▸ STATED GOAL
Retype the whole listing, please, keeping every line exact and dropping the pictures.
== COLLECTED DATA ==
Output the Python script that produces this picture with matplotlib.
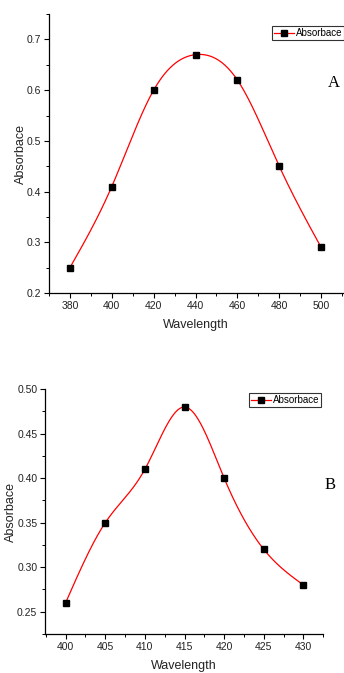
import numpy as np
import matplotlib.pyplot as plt
from matplotlib.ticker import MultipleLocator

# panel A data
wl_a = [380, 400, 420, 440, 460, 480, 500]
abs_a = [0.25, 0.41, 0.60, 0.67, 0.62, 0.45, 0.29]

# panel B data
wl_b = [400, 405, 410, 415, 420, 425, 430]
abs_b = [0.26, 0.35, 0.41, 0.48, 0.40, 0.32, 0.28]


def natural_spline(x, y, n=300):
    # natural cubic spline through the points, just for the smooth line
    x = np.asarray(x, float)
    y = np.asarray(y, float)
    k = len(x)
    h = np.diff(x)
    A = np.zeros((k, k))
    r = np.zeros(k)
    A[0, 0] = A[-1, -1] = 1
    for i in range(1, k - 1):
        A[i, i - 1] = h[i - 1]
        A[i, i] = 2 * (h[i - 1] + h[i])
        A[i, i + 1] = h[i]
        r[i] = 3 * ((y[i + 1] - y[i]) / h[i] - (y[i] - y[i - 1]) / h[i - 1])
    c = np.linalg.solve(A, r)
    xs = np.linspace(x[0], x[-1], n)
    idx = np.clip(np.searchsorted(x, xs) - 1, 0, k - 2)
    dx = xs - x[idx]
    b = (y[1:] - y[:-1]) / h - h * (2 * c[:-1] + c[1:]) / 3
    d = (c[1:] - c[:-1]) / (3 * h)
    ys = y[idx] + b[idx] * dx + c[idx] * dx ** 2 + d[idx] * dx ** 3
    return xs, ys


plt.rcParams['font.family'] = ['Liberation Sans', 'DejaVu Sans']

fig = plt.figure(figsize=(3.44, 6.73), dpi=100)
ax_a = fig.add_axes([0.1424, 0.5646, 0.855, 0.4145])
ax_b = fig.add_axes([0.1308, 0.058, 0.809, 0.3637])


def draw(ax, wl, ab, xlim, ylim, xmaj, xmin, ymaj, ymin, yfmt, letter, letter_pos, leg_anchor):
    xs, ys = natural_spline(wl, ab)
    ax.plot(xs, ys, color='red', lw=0.9, zorder=2)
    ax.plot(wl, ab, ls='none', marker='s', ms=4.5, color='black', zorder=3)
    # legend proxy
    ax.plot([], [], color='red', lw=0.9, marker='s', ms=4.5, mfc='black', mec='black', label='Absorbace')
    ax.set_xlim(*xlim)
    ax.set_ylim(*ylim)
    ax.xaxis.set_major_locator(MultipleLocator(xmaj))
    ax.xaxis.set_minor_locator(MultipleLocator(xmin))
    ax.yaxis.set_major_locator(MultipleLocator(ymaj))
    ax.yaxis.set_minor_locator(MultipleLocator(ymin))
    ax.yaxis.set_major_formatter(yfmt)
    for s in ['top', 'right']:
        ax.spines[s].set_visible(False)
    for s in ['left', 'bottom']:
        ax.spines[s].set_linewidth(0.9)
    ax.tick_params(which='major', direction='out', length=3.5, width=0.8, labelsize=7.5,
                   pad=2, labelcolor='#222222')
    ax.tick_params(which='minor', direction='out', length=2, width=0.7)
    ax.set_xlabel('Wavelength', fontsize=9, labelpad=6, color='#222222')
    ax.set_ylabel('Absorbace', fontsize=9, labelpad=0, color='#222222')
    ax.text(letter_pos[0], letter_pos[1], letter, transform=fig.transFigure,
            family='Liberation Serif', fontsize=12, ha='center', va='center')
    leg = ax.legend(loc='upper right', bbox_to_anchor=leg_anchor, bbox_transform=fig.transFigure,
                    fontsize=7, frameon=True, fancybox=False, handlelength=2.0,
                    borderpad=0.2, handletextpad=0.2, borderaxespad=0)
    leg.get_frame().set_edgecolor('black')
    leg.get_frame().set_linewidth(0.8)


draw(ax_a, wl_a, abs_a, (370, 510.5), (0.2, 0.75), 20, 10, 0.1, 0.05, '{x:.1f}',
     'A', (334 / 344, 1 - 83 / 673), (344 / 344, 1 - 26 / 673))
draw(ax_b, wl_b, abs_b, (397.4, 432.5), (0.225, 0.50), 5, 2.5, 0.05, 0.025, '{x:.2f}',
     'B', (330 / 344, 1 - 485 / 673), (321 / 344, 1 - 393 / 673))

fig.savefig('out.png', dpi=100)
===
▸ TASK RESPONSE
Output the Python script that produces this picture with matplotlib.
import numpy as np
import matplotlib.pyplot as plt
from matplotlib.ticker import MultipleLocator

# panel A data
wl_a = [380, 400, 420, 440, 460, 480, 500]
abs_a = [0.25, 0.41, 0.60, 0.67, 0.62, 0.45, 0.29]

# panel B data
wl_b = [400, 405, 410, 415, 420, 425, 430]
abs_b = [0.26, 0.35, 0.41, 0.48, 0.40, 0.32, 0.28]


def natural_spline(x, y, n=300):
    # natural cubic spline through the points, just for the smooth line
    x = np.asarray(x, float)
    y = np.asarray(y, float)
    k = len(x)
    h = np.diff(x)
    A = np.zeros((k, k))
    r = np.zeros(k)
    A[0, 0] = A[-1, -1] = 1
    for i in range(1, k - 1):
        A[i, i - 1] = h[i - 1]
        A[i, i] = 2 * (h[i - 1] + h[i])
        A[i, i + 1] = h[i]
        r[i] = 3 * ((y[i + 1] - y[i]) / h[i] - (y[i] - y[i - 1]) / h[i - 1])
    c = np.linalg.solve(A, r)
    xs = np.linspace(x[0], x[-1], n)
    idx = np.clip(np.searchsorted(x, xs) - 1, 0, k - 2)
    dx = xs - x[idx]
    b = (y[1:] - y[:-1]) / h - h * (2 * c[:-1] + c[1:]) / 3
    d = (c[1:] - c[:-1]) / (3 * h)
    ys = y[idx] + b[idx] * dx + c[idx] * dx ** 2 + d[idx] * dx ** 3
    return xs, ys


plt.rcParams['font.family'] = ['Liberation Sans', 'DejaVu Sans']

fig = plt.figure(figsize=(3.44, 6.73), dpi=100)
ax_a = fig.add_axes([0.1424, 0.5646, 0.855, 0.4145])
ax_b = fig.add_axes([0.1308, 0.058, 0.809, 0.3637])


def draw(ax, wl, ab, xlim, ylim, xmaj, xmin, ymaj, ymin, yfmt, letter, letter_pos, leg_anchor):
    xs, ys = natural_spline(wl, ab)
    ax.plot(xs, ys, color='red', lw=0.9, zorder=2)
    ax.plot(wl, ab, ls='none', marker='s', ms=4.5, color='black', zorder=3)
    # legend proxy
    ax.plot([], [], color='red', lw=0.9, marker='s', ms=4.5, mfc='black', mec='black', label='Absorbace')
    ax.set_xlim(*xlim)
    ax.set_ylim(*ylim)
    ax.xaxis.set_major_locator(MultipleLocator(xmaj))
    ax.xaxis.set_minor_locator(MultipleLocator(xmin))
    ax.yaxis.set_major_locator(MultipleLocator(ymaj))
    ax.yaxis.set_minor_locator(MultipleLocator(ymin))
    ax.yaxis.set_major_formatter(yfmt)
    for s in ['top', 'right']:
        ax.spines[s].set_visible(False)
    for s in ['left', 'bottom']:
        ax.spines[s].set_linewidth(0.9)
    ax.tick_params(which='major', direction='out', length=3.5, width=0.8, labelsize=7.5,
                   pad=2, labelcolor='#222222')
    ax.tick_params(which='minor', direction='out', length=2, width=0.7)
    ax.set_xlabel('Wavelength', fontsize=9, labelpad=6, color='#222222')
    ax.set_ylabel('Absorbace', fontsize=9, labelpad=0, color='#222222')
    ax.text(letter_pos[0], letter_pos[1], letter, transform=fig.transFigure,
            family='Liberation Serif', fontsize=12, ha='center', va='center')
    leg = ax.legend(loc='upper right', bbox_to_anchor=leg_anchor, bbox_transform=fig.transFigure,
                    fontsize=7, frameon=True, fancybox=False, handlelength=2.0,
                    borderpad=0.2, handletextpad=0.2, borderaxespad=0)
    leg.get_frame().set_edgecolor('black')
    leg.get_frame().set_linewidth(0.8)


draw(ax_a, wl_a, abs_a, (370, 510.5), (0.2, 0.75), 20, 10, 0.1, 0.05, '{x:.1f}',
     'A', (334 / 344, 1 - 83 / 673), (344 / 344, 1 - 26 / 673))
draw(ax_b, wl_b, abs_b, (397.4, 432.5), (0.225, 0.50), 5, 2.5, 0.05, 0.025, '{x:.2f}',
     'B', (330 / 344, 1 - 485 / 673), (321 / 344, 1 - 393 / 673))

fig.savefig('out.png', dpi=100)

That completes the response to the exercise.